Extended Data Figure 6. Equilibrium Mg and MgO concentration in the core as a function of CMB temperature.

This is obtained by rewriting $\log K_{Mg}=1.23-\frac{18816}{T}=2\log x_{Mg}-\log x_{MgO}$ into $\log X_{Mg}=\frac{1}{2}\left(1.23-\frac{18816}{T}+\log X_{MgO}\right)$ with X_MgO=0.5 (pyrolitic mantle). This curve (red for MgO, blue for Mg) allows determining magnesium saturation in the core at a given temperature. This threshold is important to (i) estimate the present-day MgO content of the core, and hence how much MgO was lost by exsolution over geologic time (Extended Data Fig. 4), and to (ii) estimate the temperature at which MgO exsolution started after core formation (Extended Data Fig. 5).

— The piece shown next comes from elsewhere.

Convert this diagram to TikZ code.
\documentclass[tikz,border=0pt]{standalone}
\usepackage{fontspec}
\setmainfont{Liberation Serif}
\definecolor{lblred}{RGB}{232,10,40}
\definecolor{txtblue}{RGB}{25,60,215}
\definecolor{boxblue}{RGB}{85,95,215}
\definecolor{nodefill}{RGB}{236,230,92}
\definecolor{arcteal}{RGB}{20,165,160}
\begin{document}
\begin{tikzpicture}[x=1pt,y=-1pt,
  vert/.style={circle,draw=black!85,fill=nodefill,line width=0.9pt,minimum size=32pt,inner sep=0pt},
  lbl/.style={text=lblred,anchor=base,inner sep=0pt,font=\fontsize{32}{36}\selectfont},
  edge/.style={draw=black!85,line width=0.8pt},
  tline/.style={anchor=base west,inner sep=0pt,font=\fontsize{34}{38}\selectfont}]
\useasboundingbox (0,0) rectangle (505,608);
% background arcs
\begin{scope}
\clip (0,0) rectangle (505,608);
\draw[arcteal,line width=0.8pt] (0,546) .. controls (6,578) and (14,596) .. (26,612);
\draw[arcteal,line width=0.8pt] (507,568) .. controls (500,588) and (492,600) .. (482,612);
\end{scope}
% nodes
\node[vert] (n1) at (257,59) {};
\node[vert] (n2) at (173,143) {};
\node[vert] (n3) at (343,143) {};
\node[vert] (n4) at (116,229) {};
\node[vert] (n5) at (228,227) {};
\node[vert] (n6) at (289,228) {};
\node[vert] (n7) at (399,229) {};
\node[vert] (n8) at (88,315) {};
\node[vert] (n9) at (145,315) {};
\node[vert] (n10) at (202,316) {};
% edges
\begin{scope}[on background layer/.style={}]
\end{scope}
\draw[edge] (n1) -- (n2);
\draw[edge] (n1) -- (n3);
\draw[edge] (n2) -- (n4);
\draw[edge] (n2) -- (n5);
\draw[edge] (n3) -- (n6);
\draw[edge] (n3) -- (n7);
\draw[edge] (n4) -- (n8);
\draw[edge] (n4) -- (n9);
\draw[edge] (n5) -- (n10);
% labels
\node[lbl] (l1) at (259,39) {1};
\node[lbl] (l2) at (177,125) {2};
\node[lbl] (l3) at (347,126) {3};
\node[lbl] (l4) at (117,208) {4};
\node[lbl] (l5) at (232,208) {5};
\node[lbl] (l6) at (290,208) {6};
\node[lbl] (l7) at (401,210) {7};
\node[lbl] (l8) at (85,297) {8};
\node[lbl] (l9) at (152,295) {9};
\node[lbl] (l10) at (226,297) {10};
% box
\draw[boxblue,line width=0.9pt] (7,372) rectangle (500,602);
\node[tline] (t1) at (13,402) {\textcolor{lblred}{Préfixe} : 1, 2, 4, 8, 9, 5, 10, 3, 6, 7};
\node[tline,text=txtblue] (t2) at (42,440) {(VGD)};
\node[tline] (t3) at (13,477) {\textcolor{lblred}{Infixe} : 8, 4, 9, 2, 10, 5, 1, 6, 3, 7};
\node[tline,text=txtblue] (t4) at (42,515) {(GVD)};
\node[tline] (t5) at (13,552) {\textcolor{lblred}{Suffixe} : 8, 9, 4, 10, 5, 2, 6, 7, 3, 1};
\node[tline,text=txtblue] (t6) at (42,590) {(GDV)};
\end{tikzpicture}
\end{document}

For instance, for a core containing 2.9 wt.% MgO (for a Mars-sized impact, see Extended Data Fig. 3), exsolution is not bound to occur until the temperature at the CMB cools below 5030 K. Moreover, if the present-day CMB temperature is 4100 K, the MgO saturation in the present-day core is 1.1 wt.%, so that the total amount of MgO that can be exsolved from the core isn’t the total initial MgO content, but that amount minus the present-day saturation value.